Wow, is Ancestry DNA’s new policy to cut matches ever bad! If you’re a foster, foundling, adoptee, or of mixed ethnicity, you need EVERY MATCH to triangulate and find clues through fallen branch trees.
A centimorgan (cM) is a unit of measure in DNA. The greater the number of centimorgans you share with someone, the more closely (or endogamously) related you are.

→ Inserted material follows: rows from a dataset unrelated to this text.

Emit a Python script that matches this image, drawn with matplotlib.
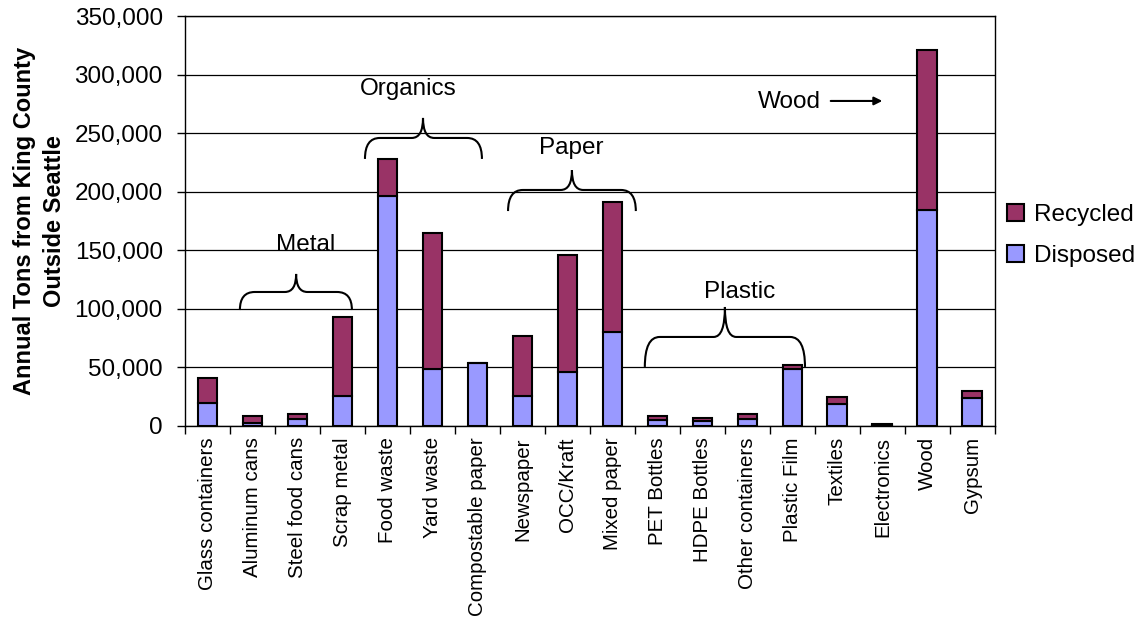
import numpy as np
import matplotlib.pyplot as plt
from matplotlib.path import Path
from matplotlib.patches import PathPatch
from matplotlib.ticker import FuncFormatter

plt.rcParams['font.family'] = ['Liberation Sans', 'DejaVu Sans']

categories = ['Glass containers', 'Aluminum cans', 'Steel food cans', 'Scrap metal',
              'Food waste', 'Yard waste', 'Compostable paper', 'Newspaper', 'OCC/Kraft',
              'Mixed paper', 'PET Bottles', 'HDPE Bottles', 'Other containers',
              'Plastic Film', 'Textiles', 'Electronics', 'Wood', 'Gypsum']
disposed = [19600, 2500, 6000, 25500, 196600, 48500, 53600, 25500, 46000,
            80000, 5500, 4000, 6000, 48500, 19000, 500, 184400, 23600]
recycled = [21200, 6000, 4000, 67300, 31400, 116500, 0, 51100, 100400,
            111500, 2800, 2500, 4000, 3500, 5700, 1000, 136600, 6500]

# groups: label, left end, right end, tip x, end y, mid y, tip y, label x, label y
groups = [
    ('Metal',    0.72, 3.21, 1.97,  99000, 114400, 129800, 2.19, 154500),
    ('Organics', 3.50, 6.10, 4.79, 228000, 245900, 263000, 4.46, 287700),
    ('Paper',    6.68, 9.52, 8.10, 183500, 201500, 218500, 8.08, 237300),
    ('Plastic',  9.72, 13.28, 11.50, 50400, 76000, 101600, 11.83, 114400),
]

c_rec = '#993366'
c_dis = '#9999ff'


def brace(ax, x0, x1, xt, y_end, y_mid, y_tip, r=0.33, rt=0.25):
    verts = [(x0, y_end), (x0, y_mid), (x0 + r, y_mid),
             (xt - rt, y_mid),
             (xt, y_mid), (xt, y_tip),
             (xt, y_mid), (xt + rt, y_mid),
             (x1 - r, y_mid),
             (x1, y_mid), (x1, y_end)]
    codes = [Path.MOVETO, Path.CURVE3, Path.CURVE3,
             Path.LINETO,
             Path.CURVE3, Path.CURVE3,
             Path.CURVE3, Path.CURVE3,
             Path.LINETO,
             Path.CURVE3, Path.CURVE3]
    ax.add_patch(PathPatch(Path(verts, codes), fill=False, lw=1.5,
                           edgecolor='black', capstyle='butt', zorder=4))


fig = plt.figure(figsize=(11.37, 6.17), dpi=100)
ax = fig.add_axes([0.1627, 0.3096, 0.7123, 0.6644])

x = np.arange(len(categories))
w = 0.44
ax.bar(x, disposed, w, color=c_dis, edgecolor='black', lw=1.5, label='Disposed', zorder=3)
ax.bar(x, recycled, w, bottom=disposed, color=c_rec, edgecolor='black', lw=1.5,
       label='Recycled', zorder=3)

ax.set_xlim(-0.5, len(categories) - 0.5)
ax.set_ylim(0, 350000)
ax.set_yticks(np.arange(0, 350001, 50000))
ax.yaxis.set_major_formatter(FuncFormatter(lambda v, p: f'{int(v):,}'))
ax.grid(axis='y', color='black', lw=0.9, zorder=0)

ax.set_xticks(x)
ax.set_xticklabels(categories, rotation=90, fontsize=14.8)
ax.set_xticks(np.arange(-0.5, len(categories), 1), minor=True)
ax.tick_params(axis='x', which='major', length=0, pad=8)
ax.tick_params(axis='x', which='minor', length=6, width=1, direction='out')
ax.tick_params(axis='y', labelsize=17.5, length=6, width=1, direction='out', pad=10)

for sp in ax.spines.values():
    sp.set_linewidth(1)
    sp.set_color('black')

ax.set_ylabel('Annual Tons from King County\nOutside Seattle', fontsize=17,
              fontweight='bold', labelpad=6, linespacing=1.4)

for name, x0, x1, xt, ye, ym, yt, lx, ly in groups:
    brace(ax, x0, x1, xt, ye, ym, yt)
    ax.text(lx, ly, name, ha='center', va='center', fontsize=17.5)

ax.text(12.94, 276600, 'Wood', ha='center', va='center', fontsize=17.5)
ax.annotate('', xy=(15.06, 277500), xytext=(13.79, 277500),
            arrowprops=dict(arrowstyle='-|>', color='black', lw=1.5, mutation_scale=12))

handles, labels = ax.get_legend_handles_labels()
ax.legend(handles[::-1], labels[::-1], loc='center left', bbox_to_anchor=(1.0, 0.465),
          frameon=False, fontsize=17.5, handlelength=0.7, handleheight=0.7,
          handletextpad=0.4, labelspacing=0.8, borderaxespad=0.1)

fig.savefig('out.png', dpi=100)
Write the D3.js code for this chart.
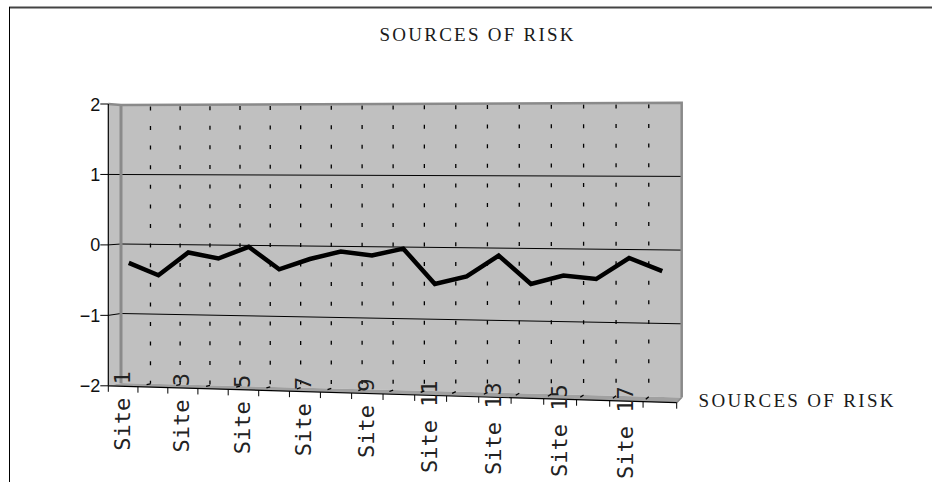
<!DOCTYPE html>
<html lang="en">
<head>
<meta charset="UTF-8">
<title>Sources of risk</title>
<script src="https://d3js.org/d3.v7.min.js"></script>
<style>
    body { margin: 0; background: #fff; }
    svg { display: block; }
    .serif { font-family: "Liberation Serif", "Times New Roman", serif; font-size: 19px; fill: #1a1a1a; }
    .ytick { font-family: "Liberation Sans", Arial, sans-serif; font-size: 18px; fill: #111; }
    .xtick { font-family: "DejaVu Sans Mono", monospace; font-size: 22px; fill: #222; }
</style>
</head>
<body>
<div id="chart"></div>
<script>
// data
const categories = ["Site 1", "Site 2", "Site 3", "Site 4", "Site 5", "Site 6",
    "Site 7", "Site 8", "Site 9", "Site 10", "Site 11", "Site 12",
    "Site 13", "Site 14", "Site 15", "Site 16", "Site 17", "Site 18"];
const values = [-0.26, -0.43, -0.1, -0.18, -0.01, -0.32, -0.17, -0.06, -0.11,
    -0.01, -0.49, -0.38, -0.09, -0.47, -0.35, -0.39, -0.1, -0.27];
const yTicks = [2, 1, 0, -1, -2];
const gridValues = [1, 0, -1];
const title = "SOURCES OF RISK";
const xTitle = "SOURCES OF RISK";

const width = 932, height = 482;

const svg = d3.select("#chart").append("svg")
    .attr("width", width)
    .attr("height", height);

// unit square -> screen quad (perspective), corners tl, tr, br, bl
function makeQuad(p0, p1, p2, p3) {
    const dx1 = p1[0] - p2[0], dx2 = p3[0] - p2[0], dx3 = p0[0] - p1[0] + p2[0] - p3[0];
    const dy1 = p1[1] - p2[1], dy2 = p3[1] - p2[1], dy3 = p0[1] - p1[1] + p2[1] - p3[1];
    const det = dx1 * dy2 - dx2 * dy1;
    const g = (dx3 * dy2 - dx2 * dy3) / det;
    const h = (dx1 * dy3 - dx3 * dy1) / det;
    const a = p1[0] - p0[0] + g * p1[0], b = p3[0] - p0[0] + h * p3[0], c = p0[0];
    const d = p1[1] - p0[1] + g * p1[1], e = p3[1] - p0[1] + h * p3[1], f = p0[1];
    return (u, v) => {
        const w = g * u + h * v + 1;
        return [(a * u + b * v + c) / w, (d * u + e * v + f) / w];
    };
}

const back = makeQuad([121, 105], [681.7, 102.7], [681.7, 397.5], [121, 383]);
const front = makeQuad([108.3, 104], [676.7, 101.5], [676.7, 402.7], [108.3, 385.8]);
const mid = (u, v) => {
    const p = front(u, v), q = back(u, v);
    return [p[0] + (q[0] - p[0]) * 0.45, p[1] + (q[1] - p[1]) * 0.45];
};

const xBand = d3.scaleBand().domain(categories).range([0, 1]).padding(0);
const uEdge = d3.scaleLinear().domain([0, categories.length]).range([0, 1]);
const vScale = d3.scaleLinear().domain([-2, 2]).range([1, 0]);
const edges = d3.range(categories.length + 1);

const seg = d3.line();

// frame
svg.append("line").attr("x1", 9).attr("x2", 932).attr("y1", 7.5).attr("y2", 7.5)
    .attr("stroke", "#444").attr("stroke-width", 2);
svg.append("line").attr("x1", 9.5).attr("x2", 9.5).attr("y1", 7).attr("y2", height)
    .attr("stroke", "#000").attr("stroke-width", 1);

// walls and floor
svg.append("path")
    .attr("d", seg([back(0, 0), back(1, 0), back(1, 1), back(0, 1)]) + "Z")
    .attr("fill", "#c0c0c0");
svg.append("path")
    .attr("d", seg([front(0, 0), back(0, 0), back(0, 1), front(0, 1)]) + "Z")
    .attr("fill", "#c0c0c0");
svg.append("path")
    .attr("d", seg([back(0, 1), back(1, 1), front(1, 1), front(0, 1)]) + "Z")
    .attr("fill", "#a0a0a0");

// vertical dashed gridlines, wall and floor
const vgrid = svg.append("g").attr("stroke", "#000").attr("stroke-width", 1.3)
    .attr("stroke-dasharray", "4 15.6").attr("fill", "none");
edges.slice(1, -1).forEach(k => {
    const u = uEdge(k);
    vgrid.append("path").attr("d", seg([back(u, 0), back(u, 1)]))
        .attr("stroke-dashoffset", -1.5);
    vgrid.append("path").attr("d", seg([back(u, 1), front(u, 1)]));
});

// horizontal gridlines
gridValues.forEach(val => {
    const v = vScale(val);
    svg.append("path")
        .attr("d", seg([front(0, v), back(0, v), back(1, v)]))
        .attr("stroke", "#000").attr("stroke-width", 1).attr("fill", "none");
});

// wall edges
svg.append("path")
    .attr("d", seg([front(0, 0), back(0, 0), back(1, 0), back(1, 1)]))
    .attr("stroke", "#8a8a8a").attr("stroke-width", 2.5).attr("fill", "none");
svg.append("path")
    .attr("d", seg([back(0, 0), back(0, 1)]))
    .attr("stroke", "#8a8a8a").attr("stroke-width", 3).attr("fill", "none");
svg.append("path")
    .attr("d", seg([back(1, 1), front(1, 1)]))
    .attr("stroke", "#8a8a8a").attr("stroke-width", 1.5).attr("fill", "none");

// value axis
svg.append("path").attr("d", seg([front(0, 0), front(0, 1)]))
    .attr("stroke", "#000").attr("stroke-width", 1.2);
yTicks.forEach(val => {
    const p = front(0, vScale(val));
    svg.append("line").attr("x1", p[0] - 8).attr("x2", p[0]).attr("y1", p[1]).attr("y2", p[1])
        .attr("stroke", "#000").attr("stroke-width", 1);
    svg.append("text").attr("class", "ytick")
        .attr("x", p[0] - 8).attr("y", p[1] + 6.5)
        .attr("text-anchor", "end")
        .text(val < 0 ? "\u2212" + Math.abs(val) : String(val));
});

// category axis
svg.append("path").attr("d", seg([front(0, 1), front(1, 1)]))
    .attr("stroke", "#000").attr("stroke-width", 1.2);
edges.forEach(k => {
    const p = front(uEdge(k), 1);
    svg.append("line").attr("x1", p[0]).attr("x2", p[0]).attr("y1", p[1]).attr("y2", p[1] + 6)
        .attr("stroke", "#000").attr("stroke-width", 1);
});
categories.forEach((cat, i) => {
    if (i % 2 !== 0) return;
    const p = front(xBand(cat) + xBand.bandwidth() / 2, 1);
    svg.append("text").attr("class", "xtick")
        .attr("text-anchor", "end")
        .attr("transform", `translate(${p[0] + 6.5},${p[1] - 15}) rotate(-90)`)
        .text(cat);
});

// series
svg.append("path")
    .datum(values)
    .attr("d", d3.line()
        .x((d, i) => mid(xBand(categories[i]) + xBand.bandwidth() / 2, vScale(d))[0])
        .y((d, i) => mid(xBand(categories[i]) + xBand.bandwidth() / 2, vScale(d))[1]))
    .attr("fill", "none")
    .attr("stroke", "#000")
    .attr("stroke-width", 4.5)
    .attr("stroke-linejoin", "miter");

// titles
svg.append("text").attr("class", "serif")
    .attr("x", 379.5).attr("y", 41)
    .attr("textLength", 194).attr("lengthAdjust", "spacing")
    .text(title);
svg.append("text").attr("class", "serif")
    .attr("x", 698.5).attr("y", 406.5)
    .attr("textLength", 195).attr("lengthAdjust", "spacing")
    .text(xTitle);
</script>
</body>
</html>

GEDmatch, a scientific DNA comparison website run by Parabon Labs, accepts all matches 7cM and above as valid. In early August, Ancestry is cutting all matches below 8cM from all DNA accounts. And yet, on June 3rd, Ancestry’s CEO wrote this: “An important part of improving our inclusivity is how we run our company and ensure a diverse set of perspectives is incorporated into everything we do. We have learned from our own missteps along the way and the feedback we have received has helped us take action. People are at the heart of all we do – and ensuring an inclusive workforce is an important foundation. We have been assessing all of our core human resource processes and working to ensure that Inclusion & Diversity best practices are woven into every step — from the way we hire, develop, promote, and pay our employees. We’ve also created an intercultural advisory council of experts internally and externally to review every new product, marketing campaign and program to ensure that what we do is as culturally sensitive as possible. It’s unearthing sometimes complex and difficult discussions – and it’s making us better.”
That’s funny. NO BLACK RESEARCHERS WERE CONSULTED ABOUT THE EFFECTS OF THIS NEW POLICY.
So, now we act. How can you retain these low-cM matches?
- Color-code ALL of your matches. If you don’t have specifics, be trite and mark all on your mother’s side pink and all on your father’s side blue. (Ugh, I know. Cue the groans.) If you have no idea where a person fits at all, create a new category called UNKNOWN and mark matches with that. But be sure to mark ALL matches.
- Message ALL of your important matches. It needn’t be a deep missive – just say “we’re cousins, and with AncestryDNA’s new policy, I wanted to make sure not to lose you.”
- Download ALL of your matches as a spreadsheet – I will be making a how-to video and posting it here, via YouTube, in the next few days.
- Email, call, tweet & otherwise message Ancestry and AncestryDNA that this policy will damage your work. This a privileged and destructive policy. Tell them to put action where their effusive pro-BLM words were on June 3rd, and to hire Black genealogists IMMEDIATELY. Tell them to add color to their board IMMEDIATELY. Pretty words and symbols are fine, but actions speak louder. This decision was taken without ANY input from the many fine Black genealogists who could have offered perspective.
Make no mistake: THIS IS TONE-DEAF, DESTRUCTIVE NONSENSE. WE MUST FIGHT BACK.